Kubernetes is a platform for hosting a bunch of Applications in a highly fault tolerant and scalable way. What this means is that if one of the underlying "nodes" (meaning VMs, servers, computers, etc) stops working, the other nodes in the Kubernetes installation ("cluster") should take over its role and workload.



Core to Kubernetes is the concept of containers. This has been made popular recently by Docker, but if you aren't aware of what it means - basically a container is a self-contained filesystem and instructions on a single process that should be started. This may be your application code with a Dockerfile that describes how to launch your application, or it may be a database that will listen for incoming connections and handle SQL (or noSQL or key/value) data.

Why Kubernetes

How to make a container of your application is outside the scope of this document, but let's assume for now that you've managed that (maybe you're working locally with Docker). You now want to get it up and running on the big, bad Internet! You could just launch a VM somewhere (Civo would be a good choice 😉) and install Docker and then launch that container on there. But then what happens if Docker crashes on that VM? Or if the VM itself dies? Your application is down.

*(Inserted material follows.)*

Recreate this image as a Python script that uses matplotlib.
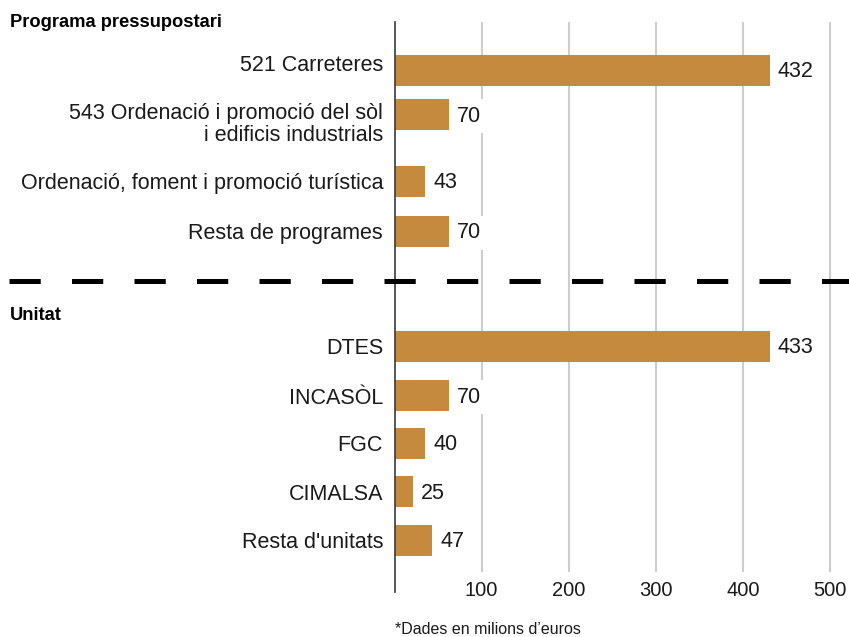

So you need some way of ensuring, given multiple VMs that your application has the best chance of always being up and running.

Or maybe your application has gotten really successful and you need to "scale it" (make it handle more and more customers). You could launch more Docker containers on that single VM (putting even more eggs in your one basket) or launch more VMs and put one or more containers on each. However, that then becomes a manual process of launching the extra containers. And what happens when you're ready to release version 1.1 of your application? That's right, go round each VM, shut the containers down and launch new ones.

How Kubernetes can help

The idea of Kubernetes is that it's an "orchestration" platform - it sits there and manages the moving of your containers between nodes, launching more when necessary, handling rolling deploys of updates as well as providing load balancing between the containers.

However, in order get all of this modern cloud-native goodness, you need to be familiar with Kubernetes core concepts and how they interact together.


A pod is a group of one or more containers. For a lot of applications this may just be a single container per pod, but you may also choose to have a database or proxy deployed alongside your container, one for every application container.

Each pod has an IP address on your Kubernetes internal network.


A replica set is a set of rules used by Kubernetes to tell it how many pods it should run. You can choose to scale a replica set at any time to use more or less of your capacity (ideally supporting more or fewer customers).


So you have a bunch of pods running across some nodes and now a customer connects and something needs to know which nodes are running your application and on which IP addresses/ports. A service links your pods to a single port that is available from all nodes. If you wanted, you could run a load balancer such as haproxy outside your Kubernetes and connect to that single port, load balancing between all of your nodes. Regardless of whether a node connected to is running a pod or not, it will accept the network request and forward it on.


Of course, it's better to run this load balancing capability inside of Kubernetes. You can run an "Ingress Controller" inside Kubernetes, such as Traefik, haproxy or nginx. Then configure "Ingress Rules" that declare to the Ingress Controller that for a given application (DNS domain name, port, TLS/SSL/etc) which service it should connect to.


So if you have your code (all built into a Docker container) and running through a ReplicaSet on multiple pods, what happens when you want to run Version+1? You use a Deployment to manage the ReplicaSets, and this will take care of rolling out the update one pod at a time (and making sure it's responding with a healthy status), shutting down one old version pod each time the new ones become available.


Your application in production will need different configuration from the version running on your development machine. For example, the database hostname will be different, likely the database name itself will be different, maybe a payment provider will require a different token for integration.

A ConfigMap is a set of configuration values. You can either make these available as ENVironment variables passed into your application or in a volume mounted at a particular place at the filesystem that your application can read (a VolumeMount).


Secrets are made available to the environment in the same way as ConfigMap settings are but each is a single secret and these are stored encrypted in Kubernetes. So for example, your database authentication credentials are best stored in Secrets rather than just put in plain text in a ConfigMap.

Horizontal Pod Autoscaler

You can launch another container that will monitor each of your pods and if their CPU hits a certain threshold it will automatically scale your ReplicaSet up (to a configured maximum). It will also scale them back down if the CPU is below the configured value, checking every 5 minutes (by default).


You can launch one-off processes to run for your application. These can be created at any time, but one common use case is for database upgrades during deployment. Closely related is a CronJob which launches multiple Jobs on a specified schedule.